Khalid Taha, Former Wells Fargo Retail Worker & Current Committee For Better Banks Member
My name is Khalid Taha, and until July 2016 I was a personal banker at a Wells Fargo in San Diego, California. When I came to the United States as a refugee, I had high hopes. After years of being torn by war, first in Iraq and then in Syria, my family and I moved to San Diego. I expected to find a good job in the United States, with good working conditions. But the reality I encountered was different.
The unreasonable sales quotas at Wells Fargo have taken a huge toll on workers like me. The branch where I worked was structured in such a way that we had to meet sales quotas every day. If I did not meet my sales goals I could get written up and risked being fired. This kind of pressure meant we had to prioritize selling products, rather than just focusing on what best matched our customers’ needs. On a daily basis, I had a quota of approximately 10 to 15 personal accounts, 2-3 new accounts, 2-3 credit cards and/or loans; and a daily referral for an insurance or mortgage product.

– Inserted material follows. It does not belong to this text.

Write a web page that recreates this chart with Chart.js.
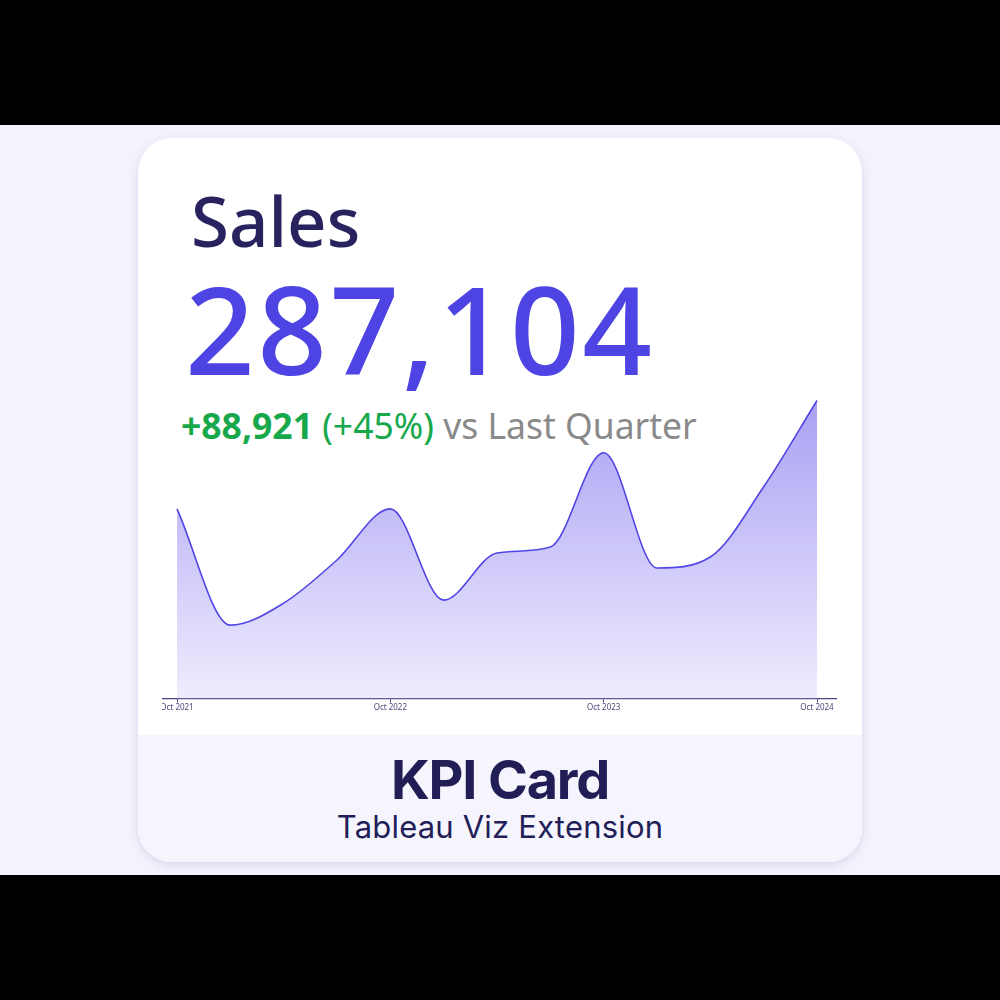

Wages for frontline bank workers are very low, with the average teller earning about $12.40 per hour. Even though we made incentive bonuses for meeting high sales targets they did not add up to a lot of money. The strongest incentive for meeting our sales goals was to avoid disciplinary action and termination.
In fact, in all the time I worked at Wells Fargo, I never heard of a worker being fired for overzealous selling. If workers were fired it was because they couldn’t meet the excessive sales targets.
Not only were the sales goals hurting the lives of Wells Fargo’s workers, they were hurting our customers as well. I would constantly have customers come in saying that they could not afford the monthly maintenance fees for their checking accounts because they were on a fixed income. Wells Fargo’s solution was always focused on selling a new product, so the workers would be directed to tell the customer to open a savings account, so that they would not have to pay the maintenance fee for the checking account.
But opening a savings account meant the customer had to enroll in automatic funds transfer from their checking to their savings accounts. With less in the checking account, they were more likely to be hit with overdraft fees of $35 per occurrence. Instead of helping lower income customers to avoid paying fees, Wells Fargo’s insistence on selling new products ended up taking more money out of the customer’s pocket.
That’s why last year I decided to join The Committee for Better Banks. I have met other workers who like me want to improve our jobs and the banking industry.